• [What is expected] Carry none of the pictures over; set down the material below exactly.

• [Material]
[start]

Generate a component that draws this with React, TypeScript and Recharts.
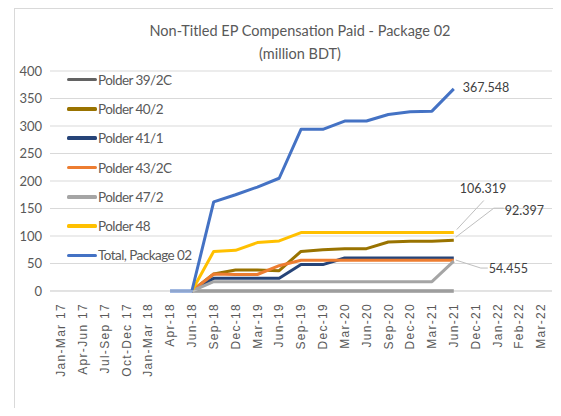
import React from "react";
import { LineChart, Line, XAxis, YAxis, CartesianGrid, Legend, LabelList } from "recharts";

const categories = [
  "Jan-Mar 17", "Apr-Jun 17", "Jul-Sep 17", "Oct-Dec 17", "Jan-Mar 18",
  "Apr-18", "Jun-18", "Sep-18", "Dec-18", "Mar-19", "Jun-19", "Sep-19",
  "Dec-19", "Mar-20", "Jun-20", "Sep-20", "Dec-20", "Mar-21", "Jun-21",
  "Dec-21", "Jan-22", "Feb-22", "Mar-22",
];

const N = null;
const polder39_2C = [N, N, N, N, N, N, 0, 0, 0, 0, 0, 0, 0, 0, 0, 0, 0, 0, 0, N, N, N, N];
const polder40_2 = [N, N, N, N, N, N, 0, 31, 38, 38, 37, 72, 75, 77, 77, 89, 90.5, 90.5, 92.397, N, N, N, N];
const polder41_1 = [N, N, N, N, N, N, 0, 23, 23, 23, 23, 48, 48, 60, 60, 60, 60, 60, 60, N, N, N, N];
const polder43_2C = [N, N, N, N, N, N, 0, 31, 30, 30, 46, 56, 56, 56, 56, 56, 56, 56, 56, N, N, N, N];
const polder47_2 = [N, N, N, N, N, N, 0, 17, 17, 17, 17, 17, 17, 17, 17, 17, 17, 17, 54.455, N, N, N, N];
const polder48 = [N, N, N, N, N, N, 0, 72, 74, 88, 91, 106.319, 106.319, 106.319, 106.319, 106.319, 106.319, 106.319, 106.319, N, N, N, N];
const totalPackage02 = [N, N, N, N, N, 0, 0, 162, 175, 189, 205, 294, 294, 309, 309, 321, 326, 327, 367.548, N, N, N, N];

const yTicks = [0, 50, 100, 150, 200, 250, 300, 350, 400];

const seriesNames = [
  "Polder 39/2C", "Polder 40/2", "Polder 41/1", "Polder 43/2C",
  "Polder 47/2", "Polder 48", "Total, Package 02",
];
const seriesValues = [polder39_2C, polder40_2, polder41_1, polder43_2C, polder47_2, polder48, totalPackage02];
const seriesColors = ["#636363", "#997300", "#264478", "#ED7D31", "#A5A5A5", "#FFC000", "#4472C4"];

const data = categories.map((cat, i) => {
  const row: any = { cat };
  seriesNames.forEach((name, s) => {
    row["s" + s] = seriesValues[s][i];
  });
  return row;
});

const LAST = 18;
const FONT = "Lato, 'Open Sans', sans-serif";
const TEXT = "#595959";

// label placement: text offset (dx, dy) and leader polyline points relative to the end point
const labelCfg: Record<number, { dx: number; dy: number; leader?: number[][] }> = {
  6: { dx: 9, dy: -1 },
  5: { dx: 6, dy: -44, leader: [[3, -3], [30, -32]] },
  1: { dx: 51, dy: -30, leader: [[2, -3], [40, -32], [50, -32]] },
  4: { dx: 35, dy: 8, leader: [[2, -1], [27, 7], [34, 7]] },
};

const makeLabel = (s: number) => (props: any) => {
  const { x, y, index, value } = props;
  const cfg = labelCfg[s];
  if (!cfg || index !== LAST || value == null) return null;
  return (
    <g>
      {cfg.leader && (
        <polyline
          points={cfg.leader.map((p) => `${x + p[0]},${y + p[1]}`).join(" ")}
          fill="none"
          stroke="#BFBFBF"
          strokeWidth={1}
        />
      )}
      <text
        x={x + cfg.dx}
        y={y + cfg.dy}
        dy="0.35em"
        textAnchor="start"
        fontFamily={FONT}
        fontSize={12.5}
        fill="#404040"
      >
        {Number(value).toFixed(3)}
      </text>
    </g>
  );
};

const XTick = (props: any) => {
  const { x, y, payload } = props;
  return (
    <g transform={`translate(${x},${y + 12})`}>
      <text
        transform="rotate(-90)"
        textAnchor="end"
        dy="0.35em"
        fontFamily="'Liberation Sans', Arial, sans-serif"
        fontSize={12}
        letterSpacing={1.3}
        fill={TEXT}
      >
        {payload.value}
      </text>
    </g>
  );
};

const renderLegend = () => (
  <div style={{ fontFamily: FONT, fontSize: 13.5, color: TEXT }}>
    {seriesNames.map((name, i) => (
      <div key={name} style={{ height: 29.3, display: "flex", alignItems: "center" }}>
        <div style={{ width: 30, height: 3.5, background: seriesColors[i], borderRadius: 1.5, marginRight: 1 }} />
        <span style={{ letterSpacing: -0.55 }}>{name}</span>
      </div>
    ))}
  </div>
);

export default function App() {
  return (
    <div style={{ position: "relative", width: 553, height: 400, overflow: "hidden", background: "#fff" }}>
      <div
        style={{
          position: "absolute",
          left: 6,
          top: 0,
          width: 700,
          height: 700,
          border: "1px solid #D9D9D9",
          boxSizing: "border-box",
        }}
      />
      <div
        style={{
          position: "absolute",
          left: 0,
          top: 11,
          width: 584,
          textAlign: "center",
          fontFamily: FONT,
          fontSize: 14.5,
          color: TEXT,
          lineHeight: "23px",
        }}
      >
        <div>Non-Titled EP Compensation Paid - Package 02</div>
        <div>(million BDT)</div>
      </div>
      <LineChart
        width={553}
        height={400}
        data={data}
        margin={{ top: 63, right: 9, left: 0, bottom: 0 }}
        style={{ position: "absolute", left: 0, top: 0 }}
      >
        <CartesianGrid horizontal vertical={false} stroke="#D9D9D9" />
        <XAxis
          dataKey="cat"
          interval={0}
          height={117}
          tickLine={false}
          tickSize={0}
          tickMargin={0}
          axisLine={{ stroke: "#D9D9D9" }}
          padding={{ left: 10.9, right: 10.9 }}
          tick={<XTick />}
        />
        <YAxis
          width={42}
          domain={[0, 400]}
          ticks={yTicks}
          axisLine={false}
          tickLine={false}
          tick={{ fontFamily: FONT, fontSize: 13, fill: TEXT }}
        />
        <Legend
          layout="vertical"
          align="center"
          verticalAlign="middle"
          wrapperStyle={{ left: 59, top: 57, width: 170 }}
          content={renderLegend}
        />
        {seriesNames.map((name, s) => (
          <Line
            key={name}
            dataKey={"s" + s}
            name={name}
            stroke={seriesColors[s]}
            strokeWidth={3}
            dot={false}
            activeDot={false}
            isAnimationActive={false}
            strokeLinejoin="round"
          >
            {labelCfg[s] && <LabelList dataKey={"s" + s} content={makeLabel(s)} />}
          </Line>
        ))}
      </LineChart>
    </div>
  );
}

[end]

• [Full response]
Generate a component that draws this with React, TypeScript and Recharts.
import React from "react";
import { LineChart, Line, XAxis, YAxis, CartesianGrid, Legend, LabelList } from "recharts";

const categories = [
  "Jan-Mar 17", "Apr-Jun 17", "Jul-Sep 17", "Oct-Dec 17", "Jan-Mar 18",
  "Apr-18", "Jun-18", "Sep-18", "Dec-18", "Mar-19", "Jun-19", "Sep-19",
  "Dec-19", "Mar-20", "Jun-20", "Sep-20", "Dec-20", "Mar-21", "Jun-21",
  "Dec-21", "Jan-22", "Feb-22", "Mar-22",
];

const N = null;
const polder39_2C = [N, N, N, N, N, N, 0, 0, 0, 0, 0, 0, 0, 0, 0, 0, 0, 0, 0, N, N, N, N];
const polder40_2 = [N, N, N, N, N, N, 0, 31, 38, 38, 37, 72, 75, 77, 77, 89, 90.5, 90.5, 92.397, N, N, N, N];
const polder41_1 = [N, N, N, N, N, N, 0, 23, 23, 23, 23, 48, 48, 60, 60, 60, 60, 60, 60, N, N, N, N];
const polder43_2C = [N, N, N, N, N, N, 0, 31, 30, 30, 46, 56, 56, 56, 56, 56, 56, 56, 56, N, N, N, N];
const polder47_2 = [N, N, N, N, N, N, 0, 17, 17, 17, 17, 17, 17, 17, 17, 17, 17, 17, 54.455, N, N, N, N];
const polder48 = [N, N, N, N, N, N, 0, 72, 74, 88, 91, 106.319, 106.319, 106.319, 106.319, 106.319, 106.319, 106.319, 106.319, N, N, N, N];
const totalPackage02 = [N, N, N, N, N, 0, 0, 162, 175, 189, 205, 294, 294, 309, 309, 321, 326, 327, 367.548, N, N, N, N];

const yTicks = [0, 50, 100, 150, 200, 250, 300, 350, 400];

const seriesNames = [
  "Polder 39/2C", "Polder 40/2", "Polder 41/1", "Polder 43/2C",
  "Polder 47/2", "Polder 48", "Total, Package 02",
];
const seriesValues = [polder39_2C, polder40_2, polder41_1, polder43_2C, polder47_2, polder48, totalPackage02];
const seriesColors = ["#636363", "#997300", "#264478", "#ED7D31", "#A5A5A5", "#FFC000", "#4472C4"];

const data = categories.map((cat, i) => {
  const row: any = { cat };
  seriesNames.forEach((name, s) => {
    row["s" + s] = seriesValues[s][i];
  });
  return row;
});

const LAST = 18;
const FONT = "Lato, 'Open Sans', sans-serif";
const TEXT = "#595959";

// label placement: text offset (dx, dy) and leader polyline points relative to the end point
const labelCfg: Record<number, { dx: number; dy: number; leader?: number[][] }> = {
  6: { dx: 9, dy: -1 },
  5: { dx: 6, dy: -44, leader: [[3, -3], [30, -32]] },
  1: { dx: 51, dy: -30, leader: [[2, -3], [40, -32], [50, -32]] },
  4: { dx: 35, dy: 8, leader: [[2, -1], [27, 7], [34, 7]] },
};

const makeLabel = (s: number) => (props: any) => {
  const { x, y, index, value } = props;
  const cfg = labelCfg[s];
  if (!cfg || index !== LAST || value == null) return null;
  return (
    <g>
      {cfg.leader && (
        <polyline
          points={cfg.leader.map((p) => `${x + p[0]},${y + p[1]}`).join(" ")}
          fill="none"
          stroke="#BFBFBF"
          strokeWidth={1}
        />
      )}
      <text
        x={x + cfg.dx}
        y={y + cfg.dy}
        dy="0.35em"
        textAnchor="start"
        fontFamily={FONT}
        fontSize={12.5}
        fill="#404040"
      >
        {Number(value).toFixed(3)}
      </text>
    </g>
  );
};

const XTick = (props: any) => {
  const { x, y, payload } = props;
  return (
    <g transform={`translate(${x},${y + 12})`}>
      <text
        transform="rotate(-90)"
        textAnchor="end"
        dy="0.35em"
        fontFamily="'Liberation Sans', Arial, sans-serif"
        fontSize={12}
        letterSpacing={1.3}
        fill={TEXT}
      >
        {payload.value}
      </text>
    </g>
  );
};

const renderLegend = () => (
  <div style={{ fontFamily: FONT, fontSize: 13.5, color: TEXT }}>
    {seriesNames.map((name, i) => (
      <div key={name} style={{ height: 29.3, display: "flex", alignItems: "center" }}>
        <div style={{ width: 30, height: 3.5, background: seriesColors[i], borderRadius: 1.5, marginRight: 1 }} />
        <span style={{ letterSpacing: -0.55 }}>{name}</span>
      </div>
    ))}
  </div>
);

export default function App() {
  return (
    <div style={{ position: "relative", width: 553, height: 400, overflow: "hidden", background: "#fff" }}>
      <div
        style={{
          position: "absolute",
          left: 6,
          top: 0,
          width: 700,
          height: 700,
          border: "1px solid #D9D9D9",
          boxSizing: "border-box",
        }}
      />
      <div
        style={{
          position: "absolute",
          left: 0,
          top: 11,
          width: 584,
          textAlign: "center",
          fontFamily: FONT,
          fontSize: 14.5,
          color: TEXT,
          lineHeight: "23px",
        }}
      >
        <div>Non-Titled EP Compensation Paid - Package 02</div>
        <div>(million BDT)</div>
      </div>
      <LineChart
        width={553}
        height={400}
        data={data}
        margin={{ top: 63, right: 9, left: 0, bottom: 0 }}
        style={{ position: "absolute", left: 0, top: 0 }}
      >
        <CartesianGrid horizontal vertical={false} stroke="#D9D9D9" />
        <XAxis
          dataKey="cat"
          interval={0}
          height={117}
          tickLine={false}
          tickSize={0}
          tickMargin={0}
          axisLine={{ stroke: "#D9D9D9" }}
          padding={{ left: 10.9, right: 10.9 }}
          tick={<XTick />}
        />
        <YAxis
          width={42}
          domain={[0, 400]}
          ticks={yTicks}
          axisLine={false}
          tickLine={false}
          tick={{ fontFamily: FONT, fontSize: 13, fill: TEXT }}
        />
        <Legend
          layout="vertical"
          align="center"
          verticalAlign="middle"
          wrapperStyle={{ left: 59, top: 57, width: 170 }}
          content={renderLegend}
        />
        {seriesNames.map((name, s) => (
          <Line
            key={name}
            dataKey={"s" + s}
            name={name}
            stroke={seriesColors[s]}
            strokeWidth={3}
            dot={false}
            activeDot={false}
            isAnimationActive={false}
            strokeLinejoin="round"
          >
            {labelCfg[s] && <LabelList dataKey={"s" + s} content={makeLabel(s)} />}
          </Line>
        ))}
      </LineChart>
    </div>
  );
}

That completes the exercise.